Identify the lines that contain the string "with", then copy each of them.

■ ■ ■ ■ ■ ■ ■

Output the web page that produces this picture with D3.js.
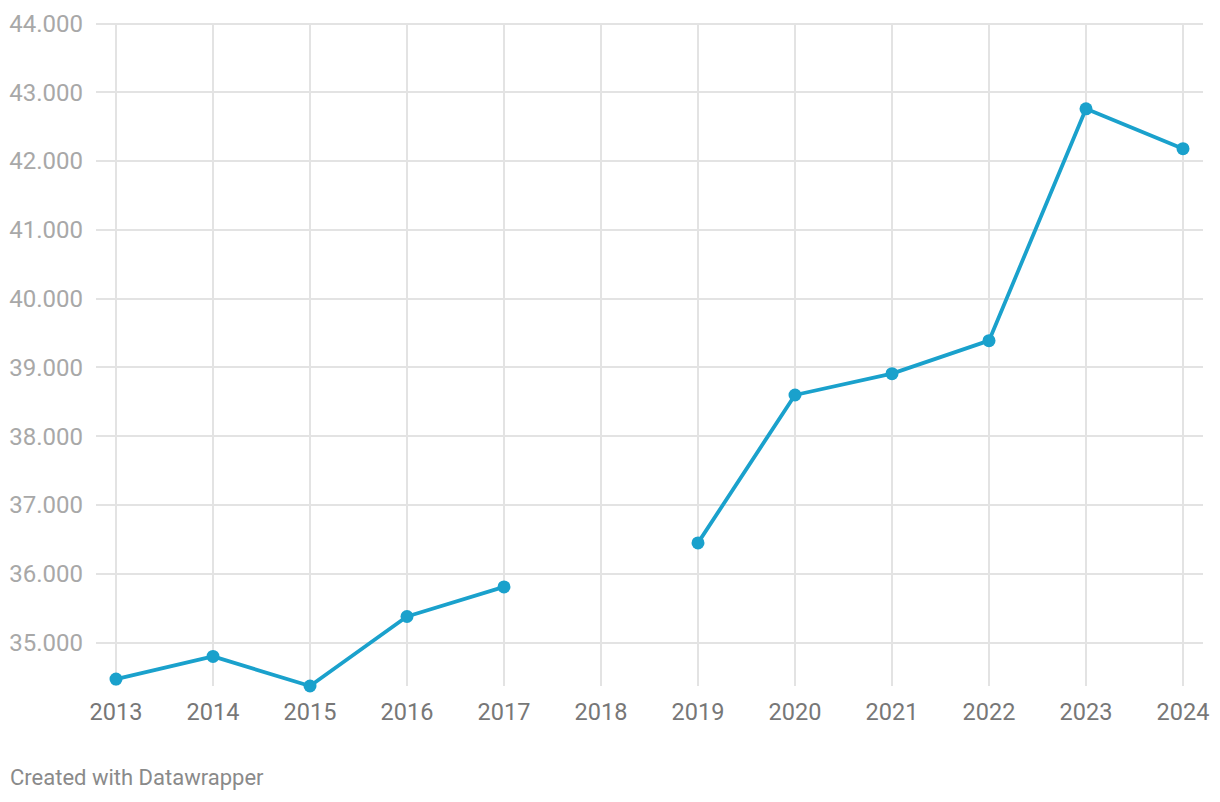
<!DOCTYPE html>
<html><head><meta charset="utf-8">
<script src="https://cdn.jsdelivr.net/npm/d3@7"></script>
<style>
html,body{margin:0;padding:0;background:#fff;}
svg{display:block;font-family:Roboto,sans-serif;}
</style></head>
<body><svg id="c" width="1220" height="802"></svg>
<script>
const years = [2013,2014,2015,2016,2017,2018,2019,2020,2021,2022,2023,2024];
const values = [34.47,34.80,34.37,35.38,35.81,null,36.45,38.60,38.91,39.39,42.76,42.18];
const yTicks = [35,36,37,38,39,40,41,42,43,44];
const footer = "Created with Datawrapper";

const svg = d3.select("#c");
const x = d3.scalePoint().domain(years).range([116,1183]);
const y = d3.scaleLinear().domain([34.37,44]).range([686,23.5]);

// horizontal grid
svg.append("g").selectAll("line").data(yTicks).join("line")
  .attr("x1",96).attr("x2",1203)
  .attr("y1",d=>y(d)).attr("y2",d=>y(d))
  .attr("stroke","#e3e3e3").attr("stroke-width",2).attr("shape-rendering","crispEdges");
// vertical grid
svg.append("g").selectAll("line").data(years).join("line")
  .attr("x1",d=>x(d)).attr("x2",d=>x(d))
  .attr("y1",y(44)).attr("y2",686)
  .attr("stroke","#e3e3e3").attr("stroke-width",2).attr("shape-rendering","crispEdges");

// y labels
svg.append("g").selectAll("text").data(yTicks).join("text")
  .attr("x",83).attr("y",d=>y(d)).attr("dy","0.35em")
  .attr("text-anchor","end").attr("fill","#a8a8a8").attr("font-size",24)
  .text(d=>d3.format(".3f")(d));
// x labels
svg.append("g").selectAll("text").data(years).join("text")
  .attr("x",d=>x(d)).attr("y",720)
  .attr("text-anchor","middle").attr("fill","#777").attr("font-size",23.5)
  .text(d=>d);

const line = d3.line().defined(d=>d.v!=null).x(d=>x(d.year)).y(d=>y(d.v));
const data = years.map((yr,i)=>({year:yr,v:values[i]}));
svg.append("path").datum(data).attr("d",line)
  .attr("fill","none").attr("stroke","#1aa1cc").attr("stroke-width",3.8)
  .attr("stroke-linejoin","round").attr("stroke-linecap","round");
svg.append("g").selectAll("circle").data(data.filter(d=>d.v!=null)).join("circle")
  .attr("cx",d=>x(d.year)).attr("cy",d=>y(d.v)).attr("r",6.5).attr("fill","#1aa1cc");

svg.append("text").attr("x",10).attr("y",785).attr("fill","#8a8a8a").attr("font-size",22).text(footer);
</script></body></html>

■ ■ ■ ■ ■ ■ ■

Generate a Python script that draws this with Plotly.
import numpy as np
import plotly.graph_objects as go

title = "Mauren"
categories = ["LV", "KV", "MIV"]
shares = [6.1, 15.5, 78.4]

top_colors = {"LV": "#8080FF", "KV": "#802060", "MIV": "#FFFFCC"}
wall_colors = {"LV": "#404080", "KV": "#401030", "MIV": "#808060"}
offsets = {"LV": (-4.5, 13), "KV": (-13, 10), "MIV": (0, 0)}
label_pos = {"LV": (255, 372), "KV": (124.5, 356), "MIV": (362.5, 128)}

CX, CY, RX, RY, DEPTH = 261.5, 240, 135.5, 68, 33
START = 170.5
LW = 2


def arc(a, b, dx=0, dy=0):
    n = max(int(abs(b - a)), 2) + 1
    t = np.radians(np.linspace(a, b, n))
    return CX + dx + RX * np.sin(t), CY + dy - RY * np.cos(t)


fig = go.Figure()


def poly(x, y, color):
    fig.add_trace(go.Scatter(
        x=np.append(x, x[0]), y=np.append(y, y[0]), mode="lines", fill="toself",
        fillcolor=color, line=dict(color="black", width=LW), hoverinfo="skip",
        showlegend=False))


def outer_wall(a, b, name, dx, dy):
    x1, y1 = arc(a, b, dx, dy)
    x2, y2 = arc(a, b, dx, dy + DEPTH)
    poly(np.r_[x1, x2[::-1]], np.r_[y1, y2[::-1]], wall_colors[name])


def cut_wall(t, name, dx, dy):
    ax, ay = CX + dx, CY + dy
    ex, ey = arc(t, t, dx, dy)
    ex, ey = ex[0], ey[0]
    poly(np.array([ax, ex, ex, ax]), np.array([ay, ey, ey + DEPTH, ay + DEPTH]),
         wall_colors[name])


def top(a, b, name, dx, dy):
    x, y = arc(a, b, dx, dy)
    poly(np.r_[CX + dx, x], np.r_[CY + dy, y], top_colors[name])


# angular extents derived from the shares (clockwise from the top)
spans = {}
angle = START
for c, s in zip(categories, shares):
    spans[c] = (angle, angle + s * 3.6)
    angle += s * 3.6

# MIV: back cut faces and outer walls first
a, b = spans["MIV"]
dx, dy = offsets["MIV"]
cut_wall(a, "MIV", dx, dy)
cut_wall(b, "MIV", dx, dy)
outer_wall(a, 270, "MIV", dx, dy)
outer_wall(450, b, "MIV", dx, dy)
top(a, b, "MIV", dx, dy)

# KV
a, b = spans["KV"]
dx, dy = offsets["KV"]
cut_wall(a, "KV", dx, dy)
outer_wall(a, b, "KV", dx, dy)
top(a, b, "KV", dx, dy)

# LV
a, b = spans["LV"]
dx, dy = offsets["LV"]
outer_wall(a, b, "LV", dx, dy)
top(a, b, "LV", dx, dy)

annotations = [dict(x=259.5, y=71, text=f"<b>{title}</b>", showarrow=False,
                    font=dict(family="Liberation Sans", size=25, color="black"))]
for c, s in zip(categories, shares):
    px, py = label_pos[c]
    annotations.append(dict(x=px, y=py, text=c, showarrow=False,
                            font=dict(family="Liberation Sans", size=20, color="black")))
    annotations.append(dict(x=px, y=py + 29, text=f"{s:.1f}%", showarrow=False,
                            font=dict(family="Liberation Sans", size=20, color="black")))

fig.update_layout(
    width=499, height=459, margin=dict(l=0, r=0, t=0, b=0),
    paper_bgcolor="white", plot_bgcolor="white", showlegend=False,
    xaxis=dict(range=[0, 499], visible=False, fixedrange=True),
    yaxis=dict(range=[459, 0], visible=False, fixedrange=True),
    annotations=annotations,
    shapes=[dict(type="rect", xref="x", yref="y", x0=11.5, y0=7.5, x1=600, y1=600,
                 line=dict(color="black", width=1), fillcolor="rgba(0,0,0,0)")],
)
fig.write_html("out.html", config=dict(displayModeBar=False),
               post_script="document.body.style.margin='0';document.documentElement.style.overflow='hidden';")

■ ■ ■ ■ ■ ■ ■

Task output
Output the web page that produces this picture with D3.js.
const footer = "Created with Datawrapper";
Generate a Python script that draws this with Plotly.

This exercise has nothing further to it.